In 2010, my 25-year old son was prescribed Prozac for depression. After a psychiatrist doubled his dose, my son became acutely psychotic and had to be admitted to the hospital. Over the next twelve months, during which time he was treated with antidepressants and neuroleptics, my son had five further psychotic experiences.
I trusted the psychiatrist’s treatment, and yet I knew something was drastically wrong when, in an outpatients department, my son started to attack people. This was completely out of character. I thought it might be that my son was having difficulty metabolising the drugs. However, I couldn’t find any pharmacogenetic information in the mainstream medical literature.
At that point, I began my own research into antidepressants and neuroleptics, and how they are metabolised in the body. I soon joined up with Jan Evans, a physiotherapist, in doing this research. She had a close relative who had had a severe adverse reaction to the SSRI Cipramil, which induced psychosis in 2001 and so together we conducted an exhaustive study of “treatment emergent violence to self and others,” and how such adverse reactions might be tied to poor metabolism of these drugs.

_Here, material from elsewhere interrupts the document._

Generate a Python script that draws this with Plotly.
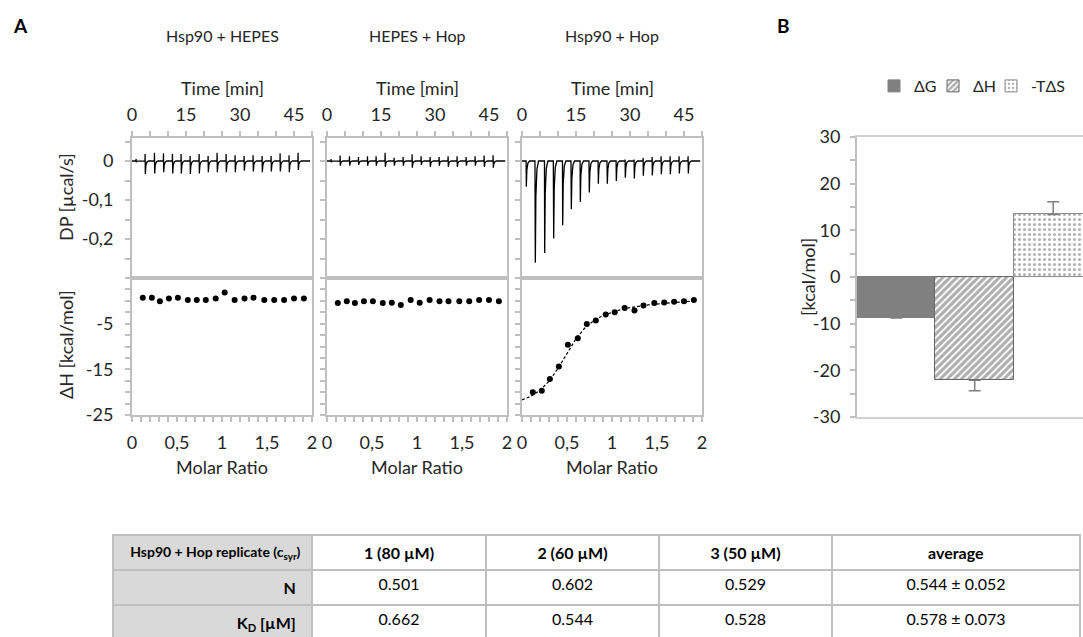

It is clear that with antidepressants serotonin syndrome is linked to a genetic polymorphism in the CYP450 2D6 metabolising pathway. A person with this genetic variation is an inefficient metaboliser of serotonergic drugs, and thus, if prescribed an SSRI, his or her serotonin levels may rise to a toxic amount. When this happens, the person may experience adverse events such as akathisia, suicidality, suicide, homicide, aggression, agitation, irritability, hallucinations or hypomania.

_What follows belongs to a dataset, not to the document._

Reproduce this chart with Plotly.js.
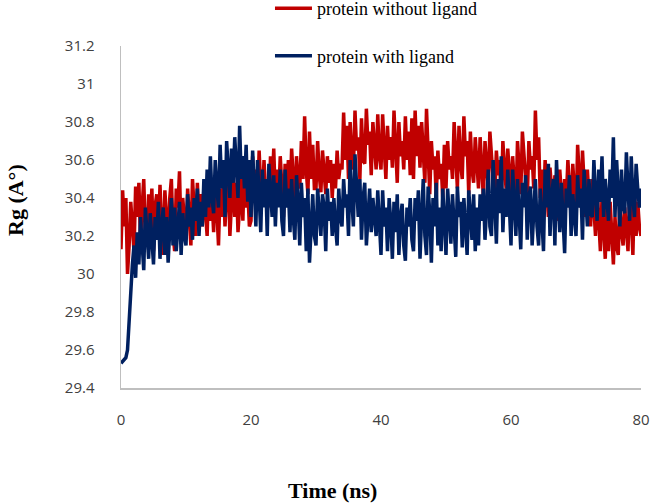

In addition, the SSRI is not likely to be effective against the “target” symptom of depression, which may lead the prescribing physician to increase the dosage of the drug, which then exacerbates the toxic symptoms.
This poor metaolism explains my son’s toxic symptomology and poor outcome from both antidepressant and neuroleptic treatment; my son is an inefficient metaboliser of such drugs due to genetic polymorphisms. This was also the case with Jan Evans’ relative.
Our paper, “Treatment Emergent Violence to Self and Others: A Review of the Literature,” is of obvious relevance to understand at least some of the mass killings that have become so commonplace in the United States and elsewhere.
Jan Evans’ Bio:
Jan Evans is originally from a Physiotherapy background (MCSP Grad Dip Phys). She became a carer when a close relative had an adverse reaction to psychiatric medication. With her medical background she took an interest in studying drug reactions, biology, the brain and other relevant subjects, and after several years her shelves were full of files of information. Her relative fully recovered and has been completely drug-free for some years. She now shares what she has learned to help others and improve the future of care for those in mental distress.